Human Freedom and Divine Sovereignty in Late Scholasticism
(Molina, Bellarmino, Suárez)
DOI:
https://doi.org/10.14232/kulonbseg.2020.20.1.283Keywords:
free will, late scholasticism, Luis de Molina, Roberto Bellarmino, Francisco Suárez, Tomás de Lemos, kongruizmus, közbülső tudás, middle knowledge, functional differentiation, metaphysics of causalityAbstract
The article provides an overview of the debates on the nature of free will in the wake of Luis de Molina’s Concordia liberi arbitrii cum gratiae donis. The controversy which followed the publication of this groundbreaking theological synthesis in 1588, is approached here from the perspective of broader social developments which social historians associate with the phenomenon called functional differentiation.

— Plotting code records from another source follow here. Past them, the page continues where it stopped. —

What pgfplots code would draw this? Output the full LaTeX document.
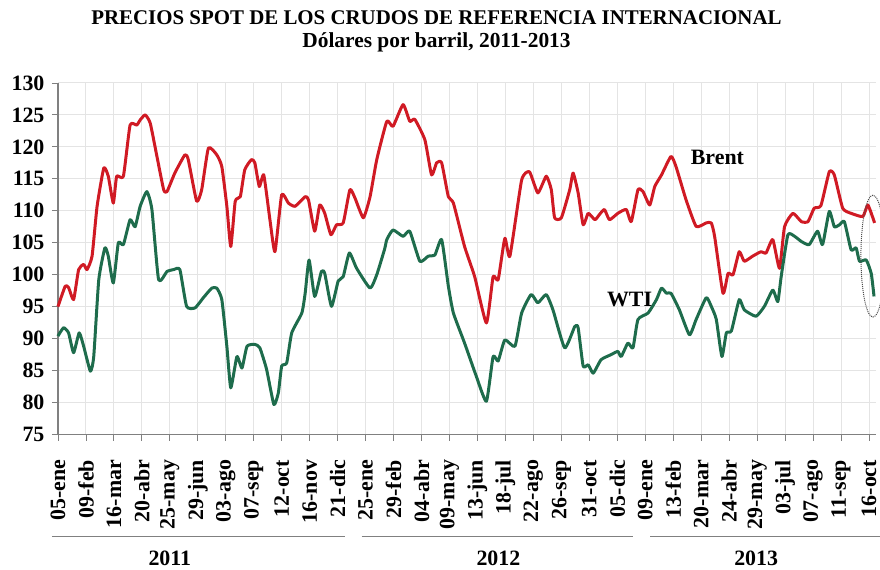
\documentclass[border=0pt]{standalone}
\usepackage{pgfplots}
\pgfplotsset{compat=1.18}
\usepackage{fontspec}
\setmainfont{Liberation Serif}
\definecolor{brent}{RGB}{208,26,36}
\definecolor{wti}{RGB}{30,108,76}
\definecolor{gridc}{RGB}{228,228,228}
\newcommand{\bigbf}{\bfseries\fontsize{22}{24}\selectfont}
\begin{document}
\begin{tikzpicture}
\useasboundingbox (3bp,0) rectangle (884bp,-570bp);
\node[anchor=base, font=\bfseries\fontsize{21}{24}\selectfont] at (440bp,-25bp) {PRECIOS SPOT DE LOS CRUDOS DE REFERENCIA INTERNACIONAL};
\node[anchor=base, font=\bfseries\fontsize{21.5}{24}\selectfont] at (440bp,-48bp) {Dólares por barril, 2011-2013};
\begin{axis}[
    at={(61bp,-435bp)}, anchor=south west,
    scale only axis, width=818.7bp, height=352bp,
    xmin=0, xmax=146.2, ymin=75, ymax=130,
    xtick={0,5,...,145},
    xticklabels={05-ene,09-feb,16-mar,20-abr,25-may,29-jun,03-ago,07-sep,12-oct,16-nov,21-dic,
                 25-ene,29-feb,04-abr,09-may,13-jun,18-jul,22-ago,26-sep,31-oct,05-dic,
                 09-ene,13-feb,20-mar,24-abr,29-may,03-jul,07-ago,11-sep,16-oct},
    ytick={75,80,...,130},
    /pgf/number format/assume math mode=true,
    tick label style={font=\bigbf},
    xticklabel style={yshift=-16bp, rotate=90, anchor=east},
    yticklabel style={xshift=-4bp},
    axis x line*=bottom, axis y line*=left,
    axis line style={gray, line width=1.2bp},
    tick style={gray, line width=0.8bp},
    tick align=outside, major tick length=6bp,
    grid=major, major grid style={gridc, line width=1bp},
    clip=false,
]

% Brent
\addplot[brent, line width=3bp, smooth, tension=0.3, line join=round] coordinates {
(0,95.0) (1.3,98.2) (1.9,98.0) (2.8,96.1) (3.7,100.8) (4.6,101.6) (5.2,100.8) (6.1,102.9)
(7.0,110.7) (8.2,116.7) (9.0,115.4) (9.9,111.2) (10.5,115.4) (11.7,115.4) (12.9,123.4)
(14.1,123.4) (14.7,124.2) (15.6,125.0) (16.5,123.7) (17.7,118.5) (18.9,113.3) (19.5,113.0)
(20.9,115.9) (22.7,118.75) (23.3,118.0) (24.8,111.5) (25.7,113.3) (26.9,119.8) (28.4,118.75)
(29.3,116.9) (30.2,110.7) (30.9,104.4) (31.7,111.5) (32.6,112.2) (33.4,116.4) (34.6,118.0)
(35.2,117.5) (36.0,113.8) (36.8,115.6) (37.9,108.6) (38.8,103.6) (40.0,112.5) (41.2,111.2)
(42.4,110.7) (44.2,112.2) (44.8,111.7) (45.9,106.8) (46.8,110.9) (47.7,109.6) (48.8,106.25)
(49.8,107.8) (51.0,108.1) (52.2,113.3) (53.1,112.0) (54.6,108.9) (55.8,112.2) (57.0,118.0)
(58.8,124.0) (59.9,123.2) (61.7,126.6) (62.9,124.0) (63.8,124.3) (65.6,121.1) (66.8,115.6)
(67.7,117.5) (68.6,117.5) (69.8,112.2) (70.7,111.2) (72.7,104.4) (74.5,99.7) (76.6,92.45)
(77.8,99.7) (78.7,99.2) (79.9,105.7) (80.8,102.9) (82.9,114.8) (84.3,116.1) (85.8,112.8)
(87.3,115.4) (88.2,113.3) (88.8,108.9) (90.0,108.9) (91.5,113.3) (92.1,115.9) (93.0,112.8)
(93.9,107.8) (94.8,109.6) (96.0,108.6) (96.8,109.4) (97.7,110.2) (98.6,108.6) (100.1,109.6)
(101.6,110.2) (102.5,108.3) (103.7,113.3) (104.6,113.0) (105.8,110.9) (106.7,113.8)
(107.9,115.6) (109.6,118.5) (110.5,116.9) (112.3,111.7) (114.1,107.55) (115.9,108.1)
(116.8,108.1) (117.4,106.0) (118.9,97.1) (119.8,100.2) (120.7,100.0) (121.8,103.6)
(122.7,102.1) (124.2,102.9) (125.7,103.6) (126.6,103.4) (127.8,105.5) (129.0,101.0)
(129.9,107.5) (131.4,109.6) (132.9,108.3) (134.1,108.3) (135.2,110.4) (136.4,110.8)
(137.9,116.1) (138.8,115.6) (140.3,110.4) (141.8,109.6) (143.9,109.1) (144.8,110.9) (146.0,108.1)
};

% WTI
\addplot[wti, line width=3bp, smooth, tension=0.3, line join=round] coordinates {
(0,90.4) (1.0,91.7) (1.9,90.9) (2.8,87.8) (3.8,90.9) (4.6,88.8) (5.8,84.9) (6.4,87.2)
(7.3,99.2) (8.4,104.2) (9.0,102.9) (9.9,98.7) (10.8,105.0) (11.7,104.7) (12.9,108.6)
(13.8,107.5) (14.7,110.7) (15.9,113.0) (16.8,110.2) (18.0,99.2) (19.5,100.5) (20.7,100.8)
(21.8,100.8) (23.0,95.05) (24.5,94.8) (26.0,96.4) (27.5,97.9) (28.4,97.9) (29.3,96.1)
(30.2,88.8) (30.9,82.3) (32.0,87.2) (32.9,85.4) (33.8,88.8) (35.2,89.1) (36.1,88.55)
(37.3,85.2) (38.6,79.7) (39.4,81.5) (40.0,85.7) (40.9,86.2) (41.8,90.9) (43.6,94.0)
(44.2,97.1) (44.9,102.3) (45.9,96.6) (47.1,100.5) (47.7,100.2) (48.9,95.05) (50.1,99.0)
(51.0,99.7) (52.1,103.4) (53.4,101.0) (55.8,97.9) (57.0,100.0) (58.4,104.0) (58.8,105.5)
(59.9,107.0) (61.7,106.0) (62.9,106.8) (64.7,102.1) (66.2,102.9) (67.4,103.1) (68.6,105.5)
(69.8,98.2) (70.7,94.0) (72.7,89.3) (74.8,84.1) (76.6,80.2) (77.8,87.2) (78.7,86.5)
(79.9,89.8) (81.7,88.8) (82.9,94.0) (84.6,96.9) (85.8,95.6) (87.3,96.9) (88.5,94.5)
(90.6,88.55) (92.4,91.9) (93.0,91.7) (93.9,85.7) (94.8,85.9) (95.7,84.6) (97.1,86.7)
(98.9,87.5) (100.1,88.0) (100.7,87.2) (101.9,89.3) (102.8,88.55) (103.7,93.0) (105.5,94.0)
(107.0,96.1) (107.9,97.9) (108.8,97.1) (109.6,97.1) (111.1,94.5) (112.9,90.6) (114.1,93.0)
(115.9,96.4) (116.8,95.05) (117.7,93.0) (118.7,87.2) (119.5,90.9) (120.4,91.2) (121.8,96.1)
(122.7,94.5) (124.8,93.5) (126.3,95.05) (127.8,97.6) (128.7,95.8) (129.3,99.7) (130.5,106.25)
(131.7,106.0) (132.9,105.2) (134.3,104.7) (135.8,106.8) (136.7,104.7) (137.9,109.9)
(138.8,107.5) (139.7,107.8) (140.6,108.3) (141.8,103.9) (142.7,104.2) (143.3,102.1)
(144.5,102.3) (145.4,100.2) (145.9,96.6)
};

\node[anchor=base, font=\bigbf] at (axis cs:117.9,117.2) {Brent};
\node[anchor=base, font=\bigbf] at (axis cs:102.2,95.0) {WTI};
\draw[densely dotted, gray!60!black, line width=1bp] (axis cs:145.7,102.9) ellipse[x radius=12bp, y radius=61bp];
\end{axis}

% year bands
\draw[gray, line width=1.5bp] (55bp,-537bp) -- (348bp,-537bp);
\draw[gray, line width=1.5bp] (365bp,-537bp) -- (637bp,-537bp);
\draw[gray, line width=1.5bp] (654bp,-537bp) -- (884bp,-537bp);
\node[anchor=base, font=\bigbf] at (173bp,-566bp) {2011};
\node[anchor=base, font=\bigbf] at (502bp,-566bp) {2012};
\node[anchor=base, font=\bigbf] at (760bp,-566bp) {2013};
\end{tikzpicture}
\end{document}
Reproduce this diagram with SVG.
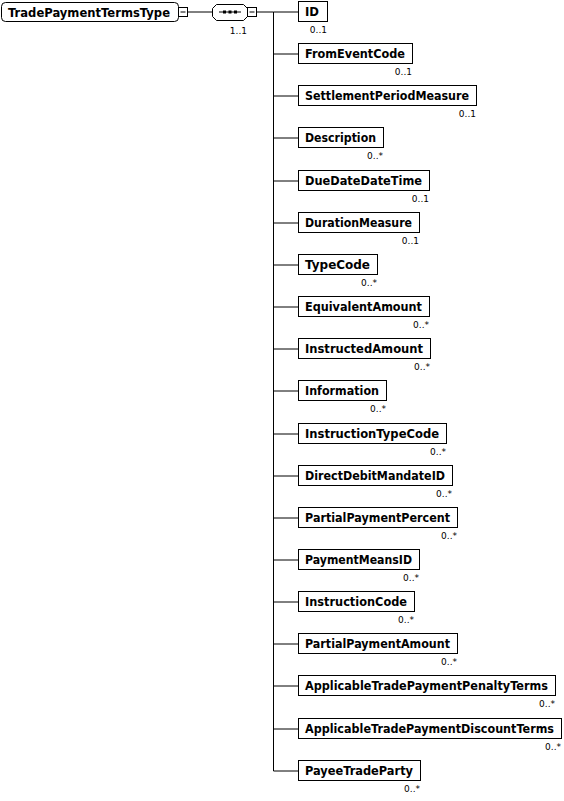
<svg xmlns="http://www.w3.org/2000/svg" width="564" height="801" viewBox="0 0 564 801">
<style>
.box{fill:#fff;stroke:#000;stroke-width:1}
.ln{stroke:#000;stroke-width:1;fill:none}
.nm{font-family:"DejaVu Sans",Verdana,sans-serif;font-weight:bold;font-size:11.5px;fill:#000}
.mul{font-family:"DejaVu Sans",Verdana,sans-serif;font-size:9px;fill:#000;text-anchor:end}
</style>
<defs>
<g id="minus"><rect class="box" x="0" y="0" width="9" height="9"/><line class="ln" x1="2" y1="4.5" x2="7" y2="4.5"/></g>
</defs>
<rect width="564" height="801" fill="#fff"/>
<g id="connectors">
<line class="ln" x1="187.5" y1="12" x2="212" y2="12"/>
<line class="ln" x1="256.5" y1="12" x2="273.5" y2="12"/>
<line class="ln" x1="273.5" y1="12" x2="273.5" y2="771"/>
<line class="ln" x1="273.5" y1="12" x2="298.5" y2="12"/>
<line class="ln" x1="273.5" y1="54" x2="298.5" y2="54"/>
<line class="ln" x1="273.5" y1="96" x2="298.5" y2="96"/>
<line class="ln" x1="273.5" y1="138" x2="298.5" y2="138"/>
<line class="ln" x1="273.5" y1="181" x2="298.5" y2="181"/>
<line class="ln" x1="273.5" y1="223" x2="298.5" y2="223"/>
<line class="ln" x1="273.5" y1="265" x2="298.5" y2="265"/>
<line class="ln" x1="273.5" y1="307" x2="298.5" y2="307"/>
<line class="ln" x1="273.5" y1="349" x2="298.5" y2="349"/>
<line class="ln" x1="273.5" y1="391" x2="298.5" y2="391"/>
<line class="ln" x1="273.5" y1="434" x2="298.5" y2="434"/>
<line class="ln" x1="273.5" y1="476" x2="298.5" y2="476"/>
<line class="ln" x1="273.5" y1="518" x2="298.5" y2="518"/>
<line class="ln" x1="273.5" y1="560" x2="298.5" y2="560"/>
<line class="ln" x1="273.5" y1="602" x2="298.5" y2="602"/>
<line class="ln" x1="273.5" y1="644" x2="298.5" y2="644"/>
<line class="ln" x1="273.5" y1="686" x2="298.5" y2="686"/>
<line class="ln" x1="273.5" y1="729" x2="298.5" y2="729"/>
<line class="ln" x1="273.5" y1="771" x2="298.5" y2="771"/>
</g>
<g id="root">
<rect class="box" x="1.5" y="2.5" width="177" height="19" rx="4"/>
<text class="nm" x="8" y="16.5" textLength="162" lengthAdjust="spacingAndGlyphs">TradePaymentTermsType</text>
<use href="#minus" x="178.5" y="7.5"/>
</g>
<g id="sequence">
<path class="box" d="M216.5,4.5 H243.5 L247.5,8.5 V16.5 L243.5,20.5 H216.5 L212.5,16.5 V8.5 Z"/>
<line class="ln" x1="219" y1="12" x2="241" y2="12"/>
<rect x="223" y="10.5" width="3" height="3" fill="#000"/>
<rect x="228.5" y="10.5" width="3" height="3" fill="#000"/>
<rect x="234" y="10.5" width="3" height="3" fill="#000"/>
<use href="#minus" x="247.5" y="7.5"/>
<text class="mul" x="247" y="34">1..1</text>
</g>
<g id="n0"><rect class="box" x="298.5" y="1.5" width="29" height="20"/><text class="nm" x="305" y="16" textLength="14" lengthAdjust="spacingAndGlyphs">ID</text><text class="mul" x="327" y="33">0..1</text></g>
<g id="n1"><rect class="box" x="298.5" y="43.5" width="114" height="20"/><text class="nm" x="305" y="58" textLength="100" lengthAdjust="spacingAndGlyphs">FromEventCode</text><text class="mul" x="412" y="75">0..1</text></g>
<g id="n2"><rect class="box" x="298.5" y="85.5" width="178" height="20"/><text class="nm" x="305" y="100" textLength="164" lengthAdjust="spacingAndGlyphs">SettlementPeriodMeasure</text><text class="mul" x="476" y="117">0..1</text></g>
<g id="n3"><rect class="box" x="298.5" y="127.5" width="85" height="20"/><text class="nm" x="305" y="142" textLength="71" lengthAdjust="spacingAndGlyphs">Description</text><text class="mul" x="383" y="159">0..*</text></g>
<g id="n4"><rect class="box" x="298.5" y="170.5" width="131" height="20"/><text class="nm" x="305" y="185" textLength="117" lengthAdjust="spacingAndGlyphs">DueDateDateTime</text><text class="mul" x="429" y="202">0..1</text></g>
<g id="n5"><rect class="box" x="298.5" y="212.5" width="121" height="20"/><text class="nm" x="305" y="227" textLength="107" lengthAdjust="spacingAndGlyphs">DurationMeasure</text><text class="mul" x="419" y="244">0..1</text></g>
<g id="n6"><rect class="box" x="298.5" y="254.5" width="79" height="20"/><text class="nm" x="305" y="269" textLength="65" lengthAdjust="spacingAndGlyphs">TypeCode</text><text class="mul" x="377" y="286">0..*</text></g>
<g id="n7"><rect class="box" x="298.5" y="296.5" width="131" height="20"/><text class="nm" x="305" y="311" textLength="117" lengthAdjust="spacingAndGlyphs">EquivalentAmount</text><text class="mul" x="429" y="328">0..*</text></g>
<g id="n8"><rect class="box" x="298.5" y="338.5" width="132" height="20"/><text class="nm" x="305" y="353" textLength="118" lengthAdjust="spacingAndGlyphs">InstructedAmount</text><text class="mul" x="430" y="370">0..*</text></g>
<g id="n9"><rect class="box" x="298.5" y="380.5" width="88" height="20"/><text class="nm" x="305" y="395" textLength="74" lengthAdjust="spacingAndGlyphs">Information</text><text class="mul" x="386" y="412">0..*</text></g>
<g id="n10"><rect class="box" x="298.5" y="423.5" width="148" height="20"/><text class="nm" x="305" y="438" textLength="134" lengthAdjust="spacingAndGlyphs">InstructionTypeCode</text><text class="mul" x="446" y="455">0..*</text></g>
<g id="n11"><rect class="box" x="298.5" y="465.5" width="154" height="20"/><text class="nm" x="305" y="480" textLength="140" lengthAdjust="spacingAndGlyphs">DirectDebitMandateID</text><text class="mul" x="452" y="497">0..*</text></g>
<g id="n12"><rect class="box" x="298.5" y="507.5" width="159" height="20"/><text class="nm" x="305" y="522" textLength="145" lengthAdjust="spacingAndGlyphs">PartialPaymentPercent</text><text class="mul" x="457" y="539">0..*</text></g>
<g id="n13"><rect class="box" x="298.5" y="549.5" width="121" height="20"/><text class="nm" x="305" y="564" textLength="107" lengthAdjust="spacingAndGlyphs">PaymentMeansID</text><text class="mul" x="419" y="581">0..*</text></g>
<g id="n14"><rect class="box" x="298.5" y="591.5" width="116" height="20"/><text class="nm" x="305" y="606" textLength="102" lengthAdjust="spacingAndGlyphs">InstructionCode</text><text class="mul" x="414" y="623">0..*</text></g>
<g id="n15"><rect class="box" x="298.5" y="633.5" width="159" height="20"/><text class="nm" x="305" y="648" textLength="145" lengthAdjust="spacingAndGlyphs">PartialPaymentAmount</text><text class="mul" x="457" y="665">0..*</text></g>
<g id="n16"><rect class="box" x="298.5" y="675.5" width="257" height="20"/><text class="nm" x="305" y="690" textLength="243" lengthAdjust="spacingAndGlyphs">ApplicableTradePaymentPenaltyTerms</text><text class="mul" x="555" y="707">0..*</text></g>
<g id="n17"><rect class="box" x="298.5" y="718.5" width="263" height="20"/><text class="nm" x="305" y="733" textLength="249" lengthAdjust="spacingAndGlyphs">ApplicableTradePaymentDiscountTerms</text><text class="mul" x="561" y="750">0..*</text></g>
<g id="n18"><rect class="box" x="298.5" y="760.5" width="122" height="20"/><text class="nm" x="305" y="775" textLength="108" lengthAdjust="spacingAndGlyphs">PayeeTradeParty</text><text class="mul" x="420" y="792">0..*</text></g>
</svg>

From this angle, Molina’s campaign for a libertarian concept of the will is not only a domestic affair for theologians, it is one of the milestones of modernity, as it gives rise to new-style approaches to the unity of a systemic whole. The unity of the universe, in Molina, is not a given, it is the result of processes of integration intended to coordinate various metaphysical domains which can no longer be held together by the all-encompassing emanative causality of God. The reason is that Molina’s account of freedom does not allow God to govern the world by his own causal activity, for no intelligence, not even an infinite one, can know with certainty the outcome of a decision from any source, other than the decision itself. By consequence, God’s causal participation in events cannot be the true basis of his knowledge of the future. From the fact that libertarian concepts of free will sever the internal link between human action and providential causation so that they cannot be reduced to one another, it follows that the autonomous systems resulting from this situation must mutually accommodate each other externally, by some complementary mechanisms of coordination. Coordinating mechanisms (such as middle knowledge, God’s noetic supereminence over his creatures, and congruism) are needed to ensure the smooth functioning of the system as a whole. Based on the analysis of these systemic requirements, it will be argued that Molina’s proposal, as well as its modulations in the congruist systems of Bellarmino and Suárez, are early attempts to provide a theory of functionally coordinated autonomous systems, which play a foundational role in modernity.